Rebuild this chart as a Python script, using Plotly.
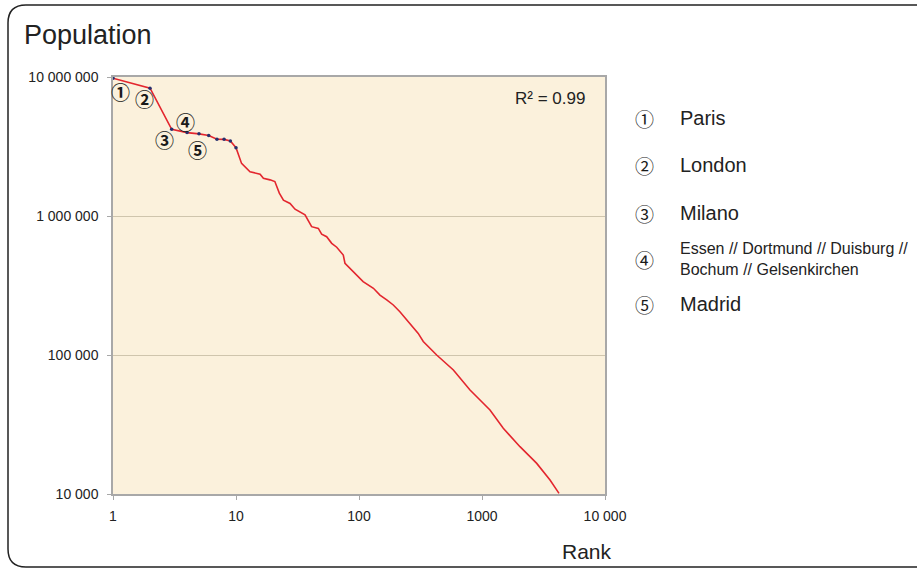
import math
import plotly.graph_objects as go

# ---- data ----
rank = [1, 2, 3, 4, 5, 6, 7, 8, 9, 10,
        11.1, 13.0, 15.7, 16.7, 18.9, 20.7, 22.5, 24.3, 27.5, 30.2,
        36.4, 41.2, 46.7, 49.7, 54.6, 60.0, 65.9, 74.5, 76.9, 89.9,
        108, 131, 148, 168, 190, 215, 260, 303, 333, 428,
        585, 799, 1161, 1489, 2036, 2786, 3573, 4228]
population = [9800000, 8300000, 4200000, 3980000, 3900000, 3800000, 3570000, 3560000, 3470000, 3100000,
              2390000, 2080000, 2000000, 1870000, 1820000, 1770000, 1460000, 1300000, 1230000, 1120000,
              1020000, 838000, 815000, 741000, 710000, 636000, 596000, 524000, 457000, 397000,
              337000, 302000, 270000, 249000, 229000, 205000, 169000, 143000, 125000, 100000,
              78000, 56000, 40200, 29700, 21900, 16600, 12600, 10100]
n_marked = 10

x_tickvals = [1, 10, 100, 1000, 10000]
x_ticktext = ["1", "10", "100", "1000", "10 000"]
y_tickvals = [10000, 100000, 1000000, 10000000]
y_ticktext = ["10 000", "100 000", "1 000 000", "10 000 000"]

marker_labels = ["①", "②", "③", "④", "⑤"]
marker_rank = [1.14, 1.79, 2.6, 3.92, 4.82]
marker_pop = [7930000, 7060000, 3580000, 4750000, 3030000]

legend_symbols = ["①", "②", "③", "④", "⑤"]
legend_names = ["Paris", "London", "Milano",
                "Essen // Dortmund // Duisburg //<br>Bochum // Gelsenkirchen", "Madrid"]
r2_text = "R² = 0.99"

# ---- layout constants ----
W, H = 917, 572
PL, PR, PT, PB = 113, 605, 77, 494


def px(x):
    return (x - PL) / (PR - PL)


def py(y):
    return (PB - y) / (PB - PT)


FONT = "Liberation Sans, Arial, sans-serif"
CIRC = "Noto Sans CJK JP, DejaVu Sans, sans-serif"

fig = go.Figure()
fig.add_trace(go.Scatter(x=rank, y=population, mode="lines",
                         line=dict(color="#E3262E", width=1.6),
                         hoverinfo="skip", showlegend=False))
fig.add_trace(go.Scatter(x=rank[:n_marked], y=population[:n_marked], mode="markers",
                         marker=dict(color="#27306E", size=3.5),
                         hoverinfo="skip", showlegend=False))

annotations = []
for s, xr, yp in zip(marker_labels, marker_rank, marker_pop):
    annotations.append(dict(x=math.log10(xr), y=math.log10(yp), xref="x", yref="y",
                            text="<b>" + s + "</b>", showarrow=False,
                            xanchor="center", yanchor="middle",
                            font=dict(family=CIRC, size=19, color="#1a1a1a")))

legend_y = [118, 165, 213, 259, 304]
for sym, name, yy in zip(legend_symbols, legend_names, legend_y):
    annotations.append(dict(x=px(644), y=py(yy), xref="paper", yref="paper",
                            text=sym, showarrow=False, xanchor="center", yanchor="middle",
                            font=dict(family=CIRC, size=19, color="#1a1a1a")))
    is_long = "<br>" in name
    annotations.append(dict(x=px(678), y=py(yy), xref="paper", yref="paper",
                            text=name, showarrow=False, xanchor="left", yanchor="middle",
                            align="left",
                            font=dict(family=FONT, size=16 if is_long else 20, color="#222")))

annotations.append(dict(x=px(587), y=py(98), xref="paper", yref="paper", text=r2_text,
                        showarrow=False, xanchor="right", yanchor="middle",
                        font=dict(family=FONT, size=17, color="#222")))
annotations.append(dict(x=px(22), y=py(35), xref="paper", yref="paper", text="Population",
                        showarrow=False, xanchor="left", yanchor="middle",
                        font=dict(family=FONT, size=27, color="#222")))
annotations.append(dict(x=px(614), y=py(551), xref="paper", yref="paper", text="Rank",
                        showarrow=False, xanchor="right", yanchor="middle",
                        font=dict(family=FONT, size=21, color="#222")))

# rounded outer frame
L, T, R, B, rad = 8, 5, 945, 567, 18
rx, ry = rad / (PR - PL), rad / (PB - PT)
x0, x1, y0, y1 = px(L), px(R), py(B), py(T)
path = (f"M {x0} {y1 - ry} Q {x0} {y1} {x0 + rx} {y1} L {x1 - rx} {y1} "
        f"Q {x1} {y1} {x1} {y1 - ry} L {x1} {y0 + ry} Q {x1} {y0} {x1 - rx} {y0} "
        f"L {x0 + rx} {y0} Q {x0} {y0} {x0} {y0 + ry} Z")

fig.update_layout(
    width=W, height=H,
    margin=dict(l=PL, r=W - PR, t=PT, b=H - PB),
    paper_bgcolor="white", plot_bgcolor="#FBF1DC",
    annotations=annotations,
    shapes=[dict(type="path", path=path, xref="paper", yref="paper",
                 line=dict(color="#222", width=1.5), layer="above")],
    xaxis=dict(type="log", range=[0, 4], tickvals=x_tickvals, ticktext=x_ticktext,
               showgrid=False, zeroline=False, showline=True, mirror=True,
               linecolor="#A8A8A8", linewidth=1.5, ticks="outside", ticklen=4,
               tickcolor="#A8A8A8", ticklabelstandoff=4,
               tickfont=dict(family=FONT, size=14, color="#222")),
    yaxis=dict(type="log", range=[4, 7], tickvals=y_tickvals, ticktext=y_ticktext,
               showgrid=True, gridcolor="#CFC5AD", gridwidth=1, zeroline=False,
               showline=True, mirror=True, linecolor="#A8A8A8", linewidth=1.5,
               ticks="outside", ticklen=4, tickcolor="#A8A8A8",
               ticklabelstandoff=6,
               tickfont=dict(family=FONT, size=14, color="#222")),
)

fig.write_html("out.html", config={"displayModeBar": False},
               post_script="document.body.style.margin='0';document.body.style.overflow='hidden';")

* WHAT TO WORK ON: Write out the data precisely as given, excluding the pictures.

* ANSWER TO THE EXERCISE:
Rebuild this chart as a Python script, using Plotly.
import math
import plotly.graph_objects as go

# ---- data ----
rank = [1, 2, 3, 4, 5, 6, 7, 8, 9, 10,
        11.1, 13.0, 15.7, 16.7, 18.9, 20.7, 22.5, 24.3, 27.5, 30.2,
        36.4, 41.2, 46.7, 49.7, 54.6, 60.0, 65.9, 74.5, 76.9, 89.9,
        108, 131, 148, 168, 190, 215, 260, 303, 333, 428,
        585, 799, 1161, 1489, 2036, 2786, 3573, 4228]
population = [9800000, 8300000, 4200000, 3980000, 3900000, 3800000, 3570000, 3560000, 3470000, 3100000,
              2390000, 2080000, 2000000, 1870000, 1820000, 1770000, 1460000, 1300000, 1230000, 1120000,
              1020000, 838000, 815000, 741000, 710000, 636000, 596000, 524000, 457000, 397000,
              337000, 302000, 270000, 249000, 229000, 205000, 169000, 143000, 125000, 100000,
              78000, 56000, 40200, 29700, 21900, 16600, 12600, 10100]
n_marked = 10

x_tickvals = [1, 10, 100, 1000, 10000]
x_ticktext = ["1", "10", "100", "1000", "10 000"]
y_tickvals = [10000, 100000, 1000000, 10000000]
y_ticktext = ["10 000", "100 000", "1 000 000", "10 000 000"]

marker_labels = ["①", "②", "③", "④", "⑤"]
marker_rank = [1.14, 1.79, 2.6, 3.92, 4.82]
marker_pop = [7930000, 7060000, 3580000, 4750000, 3030000]

legend_symbols = ["①", "②", "③", "④", "⑤"]
legend_names = ["Paris", "London", "Milano",
                "Essen // Dortmund // Duisburg //<br>Bochum // Gelsenkirchen", "Madrid"]
r2_text = "R² = 0.99"

# ---- layout constants ----
W, H = 917, 572
PL, PR, PT, PB = 113, 605, 77, 494


def px(x):
    return (x - PL) / (PR - PL)


def py(y):
    return (PB - y) / (PB - PT)


FONT = "Liberation Sans, Arial, sans-serif"
CIRC = "Noto Sans CJK JP, DejaVu Sans, sans-serif"

fig = go.Figure()
fig.add_trace(go.Scatter(x=rank, y=population, mode="lines",
                         line=dict(color="#E3262E", width=1.6),
                         hoverinfo="skip", showlegend=False))
fig.add_trace(go.Scatter(x=rank[:n_marked], y=population[:n_marked], mode="markers",
                         marker=dict(color="#27306E", size=3.5),
                         hoverinfo="skip", showlegend=False))

annotations = []
for s, xr, yp in zip(marker_labels, marker_rank, marker_pop):
    annotations.append(dict(x=math.log10(xr), y=math.log10(yp), xref="x", yref="y",
                            text="<b>" + s + "</b>", showarrow=False,
                            xanchor="center", yanchor="middle",
                            font=dict(family=CIRC, size=19, color="#1a1a1a")))

legend_y = [118, 165, 213, 259, 304]
for sym, name, yy in zip(legend_symbols, legend_names, legend_y):
    annotations.append(dict(x=px(644), y=py(yy), xref="paper", yref="paper",
                            text=sym, showarrow=False, xanchor="center", yanchor="middle",
                            font=dict(family=CIRC, size=19, color="#1a1a1a")))
    is_long = "<br>" in name
    annotations.append(dict(x=px(678), y=py(yy), xref="paper", yref="paper",
                            text=name, showarrow=False, xanchor="left", yanchor="middle",
                            align="left",
                            font=dict(family=FONT, size=16 if is_long else 20, color="#222")))

annotations.append(dict(x=px(587), y=py(98), xref="paper", yref="paper", text=r2_text,
                        showarrow=False, xanchor="right", yanchor="middle",
                        font=dict(family=FONT, size=17, color="#222")))
annotations.append(dict(x=px(22), y=py(35), xref="paper", yref="paper", text="Population",
                        showarrow=False, xanchor="left", yanchor="middle",
                        font=dict(family=FONT, size=27, color="#222")))
annotations.append(dict(x=px(614), y=py(551), xref="paper", yref="paper", text="Rank",
                        showarrow=False, xanchor="right", yanchor="middle",
                        font=dict(family=FONT, size=21, color="#222")))

# rounded outer frame
L, T, R, B, rad = 8, 5, 945, 567, 18
rx, ry = rad / (PR - PL), rad / (PB - PT)
x0, x1, y0, y1 = px(L), px(R), py(B), py(T)
path = (f"M {x0} {y1 - ry} Q {x0} {y1} {x0 + rx} {y1} L {x1 - rx} {y1} "
        f"Q {x1} {y1} {x1} {y1 - ry} L {x1} {y0 + ry} Q {x1} {y0} {x1 - rx} {y0} "
        f"L {x0 + rx} {y0} Q {x0} {y0} {x0} {y0 + ry} Z")

fig.update_layout(
    width=W, height=H,
    margin=dict(l=PL, r=W - PR, t=PT, b=H - PB),
    paper_bgcolor="white", plot_bgcolor="#FBF1DC",
    annotations=annotations,
    shapes=[dict(type="path", path=path, xref="paper", yref="paper",
                 line=dict(color="#222", width=1.5), layer="above")],
    xaxis=dict(type="log", range=[0, 4], tickvals=x_tickvals, ticktext=x_ticktext,
               showgrid=False, zeroline=False, showline=True, mirror=True,
               linecolor="#A8A8A8", linewidth=1.5, ticks="outside", ticklen=4,
               tickcolor="#A8A8A8", ticklabelstandoff=4,
               tickfont=dict(family=FONT, size=14, color="#222")),
    yaxis=dict(type="log", range=[4, 7], tickvals=y_tickvals, ticktext=y_ticktext,
               showgrid=True, gridcolor="#CFC5AD", gridwidth=1, zeroline=False,
               showline=True, mirror=True, linecolor="#A8A8A8", linewidth=1.5,
               ticks="outside", ticklen=4, tickcolor="#A8A8A8",
               ticklabelstandoff=6,
               tickfont=dict(family=FONT, size=14, color="#222")),
)

fig.write_html("out.html", config={"displayModeBar": False},
               post_script="document.body.style.margin='0';document.body.style.overflow='hidden';")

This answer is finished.